### Exercise objective
Reproduce every line of the listing as written, apart from the pictures.

### Recorded data
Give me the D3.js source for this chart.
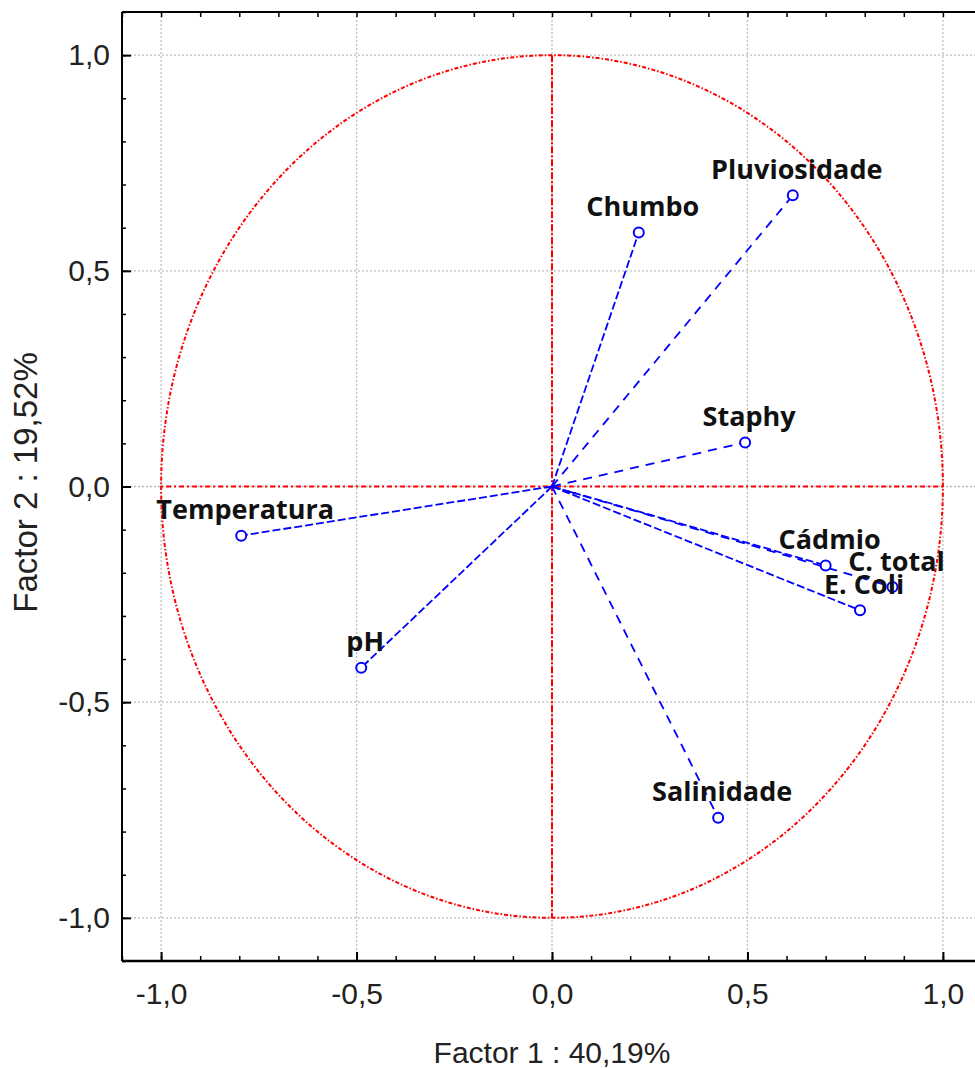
<!DOCTYPE html>
<html>
<head>
<meta charset="utf-8">
<script src="https://cdn.jsdelivr.net/npm/d3@7"></script>
<style>
  body { margin: 0; background: #fff; }
  svg { display: block; }
</style>
</head>
<body>
<div id="chart"></div>
<script>
// Variáveis e coordenadas (Factor 1, Factor 2)
const variables = ['Chumbo', 'Pluviosidade', 'Staphy', 'Temperatura', 'pH', 'Cádmio', 'C. total', 'E. Coli', 'Salinidade'];
const factor1 = [0.222, 0.616, 0.494, -0.795, -0.488, 0.700, 0.871, 0.788, 0.425];
const factor2 = [0.589, 0.675, 0.102, -0.114, -0.420, -0.183, -0.233, -0.287, -0.768];
const dashed = [false, true, true, false, false, false, true, false, true];

const tickValues = [-1.0, -0.5, 0.0, 0.5, 1.0];
const xTitle = 'Factor 1 : 40,19%';
const yTitle = 'Factor 2 : 19,52%';

const width = 975, height = 1068;
const margin = { left: 122, top: 12 };
const plotW = 860, plotH = 949;

const svg = d3.select('#chart')
  .append('svg')
  .attr('width', width)
  .attr('height', height);

const x = d3.scaleLinear().domain([-1.1, 1.1]).range([margin.left, margin.left + plotW]);
const y = d3.scaleLinear().domain([-1.1, 1.1]).range([margin.top + plotH, margin.top]);

// rótulos com vírgula e hífen simples
const fmt = d => d.toFixed(1).replace('.', ',');
const minorTicks = d3.range(-11, 12).map(i => i / 10);

// grade pontilhada
svg.append('g')
  .selectAll('line.gx')
  .data(tickValues)
  .enter()
  .append('line')
  .attr('x1', d => x(d)).attr('x2', d => x(d))
  .attr('y1', y(1.1)).attr('y2', y(-1.1))
  .attr('stroke', '#bdbdbd')
  .attr('stroke-width', 1.3)
  .attr('stroke-dasharray', '2,2');

svg.append('g')
  .selectAll('line.gy')
  .data(tickValues)
  .enter()
  .append('line')
  .attr('y1', d => y(d)).attr('y2', d => y(d))
  .attr('x1', x(-1.1)).attr('x2', x(1.1))
  .attr('stroke', '#bdbdbd')
  .attr('stroke-width', 1.3)
  .attr('stroke-dasharray', '2,2');

// círculo de correlação
const angles = d3.range(0, 361, 1).map(a => a * Math.PI / 180);
const circleLine = d3.line()
  .x(a => x(Math.cos(a)))
  .y(a => y(Math.sin(a)));

svg.append('path')
  .attr('d', circleLine(angles))
  .attr('fill', 'none')
  .attr('stroke', '#ff0000')
  .attr('stroke-width', 2)
  .attr('stroke-dasharray', '4,2,1.5,2');

// eixos vermelhos no zero
svg.append('line')
  .attr('x1', x(0)).attr('x2', x(0))
  .attr('y1', y(1)).attr('y2', y(-1))
  .attr('stroke', '#ff0000')
  .attr('stroke-width', 2)
  .attr('stroke-dasharray', '7,2,2,2');

svg.append('line')
  .attr('x1', x(-1)).attr('x2', x(1))
  .attr('y1', y(0)).attr('y2', y(0))
  .attr('stroke', '#ff0000')
  .attr('stroke-width', 2)
  .attr('stroke-dasharray', '2,3,5,3');

// vetores
const data = variables.map((v, i) => ({ name: v, f1: factor1[i], f2: factor2[i], dashed: dashed[i] }));

svg.append('g')
  .selectAll('line')
  .data(data)
  .enter()
  .append('line')
  .attr('x1', x(0)).attr('y1', y(0))
  .attr('x2', d => x(d.f1)).attr('y2', d => y(d.f2))
  .attr('stroke', '#0000ff')
  .attr('stroke-width', 1.8)
  .attr('stroke-dasharray', d => d.dashed ? '9,7' : '8,3');

svg.append('g')
  .selectAll('circle')
  .data(data)
  .enter()
  .append('circle')
  .attr('cx', d => x(d.f1))
  .attr('cy', d => y(d.f2))
  .attr('r', 5)
  .attr('fill', '#fff')
  .attr('stroke', '#0000ff')
  .attr('stroke-width', 2);

svg.append('g')
  .selectAll('text')
  .data(data)
  .enter()
  .append('text')
  .attr('x', d => x(d.f1) + 4)
  .attr('y', d => y(d.f2) - 16.5)
  .attr('text-anchor', 'middle')
  .attr('font-family', '"Open Sans", "Noto Sans", sans-serif')
  .attr('font-weight', 'bold')
  .attr('font-size', '27px')
  .attr('fill', '#111')
  .text(d => d.name);

// moldura
const frame = svg.append('g')
  .attr('stroke', '#000')
  .attr('fill', 'none');
frame.append('line')
  .attr('x1', x(-1.1)).attr('x2', x(-1.1))
  .attr('y1', y(1.1)).attr('y2', y(-1.1))
  .attr('stroke-width', 2);
frame.append('line')
  .attr('x1', x(-1.1)).attr('x2', x(1.1))
  .attr('y1', y(-1.1)).attr('y2', y(-1.1))
  .attr('stroke-width', 2.5);
frame.append('line')
  .attr('x1', x(-1.1)).attr('x2', x(1.1))
  .attr('y1', y(1.1)).attr('y2', y(1.1))
  .attr('stroke-width', 2);

// ticks (para dentro)
const tickFont = '"Liberation Sans", Arial, sans-serif';

const xAxis = svg.append('g')
  .attr('transform', `translate(0,${y(-1.1)})`)
  .call(d3.axisTop(x).tickValues(tickValues).tickSize(9).tickFormat(''));
xAxis.select('.domain').remove();
xAxis.selectAll('line').attr('stroke-width', 2);

svg.append('g')
  .attr('transform', `translate(0,${y(-1.1)})`)
  .call(d3.axisTop(x).tickValues(minorTicks).tickSize(5).tickFormat(''))
  .call(g => g.select('.domain').remove())
  .selectAll('line').attr('stroke-width', 1.5);

svg.append('g')
  .attr('transform', `translate(0,${y(1.1)})`)
  .call(d3.axisBottom(x).tickValues(minorTicks).tickSize(5).tickFormat(''))
  .call(g => g.select('.domain').remove())
  .selectAll('line').attr('stroke-width', 1.5);

const xLabels = svg.append('g')
  .attr('transform', `translate(0,${y(-1.1)})`)
  .call(d3.axisBottom(x).tickValues(tickValues).tickSize(0).tickPadding(22).tickFormat(fmt));
xLabels.select('.domain').remove();
xLabels.selectAll('text')
  .attr('font-family', tickFont)
  .attr('font-size', '30px')
  .attr('fill', '#222');

const yAxis = svg.append('g')
  .attr('transform', `translate(${x(-1.1)},0)`)
  .call(d3.axisRight(y).tickValues(tickValues).tickSize(9).tickFormat(''));
yAxis.select('.domain').remove();
yAxis.selectAll('line').attr('stroke-width', 2);

svg.append('g')
  .attr('transform', `translate(${x(-1.1)},0)`)
  .call(d3.axisRight(y).tickValues(minorTicks).tickSize(4).tickFormat(''))
  .call(g => g.select('.domain').remove())
  .selectAll('line').attr('stroke-width', 1.5);

const yLabels = svg.append('g')
  .attr('transform', `translate(${x(-1.1)},0)`)
  .call(d3.axisLeft(y).tickValues(tickValues).tickSize(0).tickPadding(12).tickFormat(fmt));
yLabels.select('.domain').remove();
yLabels.selectAll('text')
  .attr('font-family', tickFont)
  .attr('font-size', '30px')
  .attr('fill', '#222');

// títulos
svg.append('text')
  .attr('x', x(0))
  .attr('y', 1063)
  .attr('text-anchor', 'middle')
  .attr('font-family', tickFont)
  .attr('font-size', '30px')
  .attr('fill', '#222')
  .text(xTitle);

svg.append('text')
  .attr('transform', `translate(37,${y(0) - 4}) rotate(-90)`)
  .attr('text-anchor', 'middle')
  .attr('font-family', tickFont)
  .attr('font-size', '33px')
  .attr('fill', '#222')
  .text(yTitle);
</script>
</body>
</html>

### Problem solution
Give me the D3.js source for this chart.
<!DOCTYPE html>
<html>
<head>
<meta charset="utf-8">
<script src="https://cdn.jsdelivr.net/npm/d3@7"></script>
<style>
  body { margin: 0; background: #fff; }
  svg { display: block; }
</style>
</head>
<body>
<div id="chart"></div>
<script>
// Variáveis e coordenadas (Factor 1, Factor 2)
const variables = ['Chumbo', 'Pluviosidade', 'Staphy', 'Temperatura', 'pH', 'Cádmio', 'C. total', 'E. Coli', 'Salinidade'];
const factor1 = [0.222, 0.616, 0.494, -0.795, -0.488, 0.700, 0.871, 0.788, 0.425];
const factor2 = [0.589, 0.675, 0.102, -0.114, -0.420, -0.183, -0.233, -0.287, -0.768];
const dashed = [false, true, true, false, false, false, true, false, true];

const tickValues = [-1.0, -0.5, 0.0, 0.5, 1.0];
const xTitle = 'Factor 1 : 40,19%';
const yTitle = 'Factor 2 : 19,52%';

const width = 975, height = 1068;
const margin = { left: 122, top: 12 };
const plotW = 860, plotH = 949;

const svg = d3.select('#chart')
  .append('svg')
  .attr('width', width)
  .attr('height', height);

const x = d3.scaleLinear().domain([-1.1, 1.1]).range([margin.left, margin.left + plotW]);
const y = d3.scaleLinear().domain([-1.1, 1.1]).range([margin.top + plotH, margin.top]);

// rótulos com vírgula e hífen simples
const fmt = d => d.toFixed(1).replace('.', ',');
const minorTicks = d3.range(-11, 12).map(i => i / 10);

// grade pontilhada
svg.append('g')
  .selectAll('line.gx')
  .data(tickValues)
  .enter()
  .append('line')
  .attr('x1', d => x(d)).attr('x2', d => x(d))
  .attr('y1', y(1.1)).attr('y2', y(-1.1))
  .attr('stroke', '#bdbdbd')
  .attr('stroke-width', 1.3)
  .attr('stroke-dasharray', '2,2');

svg.append('g')
  .selectAll('line.gy')
  .data(tickValues)
  .enter()
  .append('line')
  .attr('y1', d => y(d)).attr('y2', d => y(d))
  .attr('x1', x(-1.1)).attr('x2', x(1.1))
  .attr('stroke', '#bdbdbd')
  .attr('stroke-width', 1.3)
  .attr('stroke-dasharray', '2,2');

// círculo de correlação
const angles = d3.range(0, 361, 1).map(a => a * Math.PI / 180);
const circleLine = d3.line()
  .x(a => x(Math.cos(a)))
  .y(a => y(Math.sin(a)));

svg.append('path')
  .attr('d', circleLine(angles))
  .attr('fill', 'none')
  .attr('stroke', '#ff0000')
  .attr('stroke-width', 2)
  .attr('stroke-dasharray', '4,2,1.5,2');

// eixos vermelhos no zero
svg.append('line')
  .attr('x1', x(0)).attr('x2', x(0))
  .attr('y1', y(1)).attr('y2', y(-1))
  .attr('stroke', '#ff0000')
  .attr('stroke-width', 2)
  .attr('stroke-dasharray', '7,2,2,2');

svg.append('line')
  .attr('x1', x(-1)).attr('x2', x(1))
  .attr('y1', y(0)).attr('y2', y(0))
  .attr('stroke', '#ff0000')
  .attr('stroke-width', 2)
  .attr('stroke-dasharray', '2,3,5,3');

// vetores
const data = variables.map((v, i) => ({ name: v, f1: factor1[i], f2: factor2[i], dashed: dashed[i] }));

svg.append('g')
  .selectAll('line')
  .data(data)
  .enter()
  .append('line')
  .attr('x1', x(0)).attr('y1', y(0))
  .attr('x2', d => x(d.f1)).attr('y2', d => y(d.f2))
  .attr('stroke', '#0000ff')
  .attr('stroke-width', 1.8)
  .attr('stroke-dasharray', d => d.dashed ? '9,7' : '8,3');

svg.append('g')
  .selectAll('circle')
  .data(data)
  .enter()
  .append('circle')
  .attr('cx', d => x(d.f1))
  .attr('cy', d => y(d.f2))
  .attr('r', 5)
  .attr('fill', '#fff')
  .attr('stroke', '#0000ff')
  .attr('stroke-width', 2);

svg.append('g')
  .selectAll('text')
  .data(data)
  .enter()
  .append('text')
  .attr('x', d => x(d.f1) + 4)
  .attr('y', d => y(d.f2) - 16.5)
  .attr('text-anchor', 'middle')
  .attr('font-family', '"Open Sans", "Noto Sans", sans-serif')
  .attr('font-weight', 'bold')
  .attr('font-size', '27px')
  .attr('fill', '#111')
  .text(d => d.name);

// moldura
const frame = svg.append('g')
  .attr('stroke', '#000')
  .attr('fill', 'none');
frame.append('line')
  .attr('x1', x(-1.1)).attr('x2', x(-1.1))
  .attr('y1', y(1.1)).attr('y2', y(-1.1))
  .attr('stroke-width', 2);
frame.append('line')
  .attr('x1', x(-1.1)).attr('x2', x(1.1))
  .attr('y1', y(-1.1)).attr('y2', y(-1.1))
  .attr('stroke-width', 2.5);
frame.append('line')
  .attr('x1', x(-1.1)).attr('x2', x(1.1))
  .attr('y1', y(1.1)).attr('y2', y(1.1))
  .attr('stroke-width', 2);

// ticks (para dentro)
const tickFont = '"Liberation Sans", Arial, sans-serif';

const xAxis = svg.append('g')
  .attr('transform', `translate(0,${y(-1.1)})`)
  .call(d3.axisTop(x).tickValues(tickValues).tickSize(9).tickFormat(''));
xAxis.select('.domain').remove();
xAxis.selectAll('line').attr('stroke-width', 2);

svg.append('g')
  .attr('transform', `translate(0,${y(-1.1)})`)
  .call(d3.axisTop(x).tickValues(minorTicks).tickSize(5).tickFormat(''))
  .call(g => g.select('.domain').remove())
  .selectAll('line').attr('stroke-width', 1.5);

svg.append('g')
  .attr('transform', `translate(0,${y(1.1)})`)
  .call(d3.axisBottom(x).tickValues(minorTicks).tickSize(5).tickFormat(''))
  .call(g => g.select('.domain').remove())
  .selectAll('line').attr('stroke-width', 1.5);

const xLabels = svg.append('g')
  .attr('transform', `translate(0,${y(-1.1)})`)
  .call(d3.axisBottom(x).tickValues(tickValues).tickSize(0).tickPadding(22).tickFormat(fmt));
xLabels.select('.domain').remove();
xLabels.selectAll('text')
  .attr('font-family', tickFont)
  .attr('font-size', '30px')
  .attr('fill', '#222');

const yAxis = svg.append('g')
  .attr('transform', `translate(${x(-1.1)},0)`)
  .call(d3.axisRight(y).tickValues(tickValues).tickSize(9).tickFormat(''));
yAxis.select('.domain').remove();
yAxis.selectAll('line').attr('stroke-width', 2);

svg.append('g')
  .attr('transform', `translate(${x(-1.1)},0)`)
  .call(d3.axisRight(y).tickValues(minorTicks).tickSize(4).tickFormat(''))
  .call(g => g.select('.domain').remove())
  .selectAll('line').attr('stroke-width', 1.5);

const yLabels = svg.append('g')
  .attr('transform', `translate(${x(-1.1)},0)`)
  .call(d3.axisLeft(y).tickValues(tickValues).tickSize(0).tickPadding(12).tickFormat(fmt));
yLabels.select('.domain').remove();
yLabels.selectAll('text')
  .attr('font-family', tickFont)
  .attr('font-size', '30px')
  .attr('fill', '#222');

// títulos
svg.append('text')
  .attr('x', x(0))
  .attr('y', 1063)
  .attr('text-anchor', 'middle')
  .attr('font-family', tickFont)
  .attr('font-size', '30px')
  .attr('fill', '#222')
  .text(xTitle);

svg.append('text')
  .attr('transform', `translate(37,${y(0) - 4}) rotate(-90)`)
  .attr('text-anchor', 'middle')
  .attr('font-family', tickFont)
  .attr('font-size', '33px')
  .attr('fill', '#222')
  .text(yTitle);
</script>
</body>
</html>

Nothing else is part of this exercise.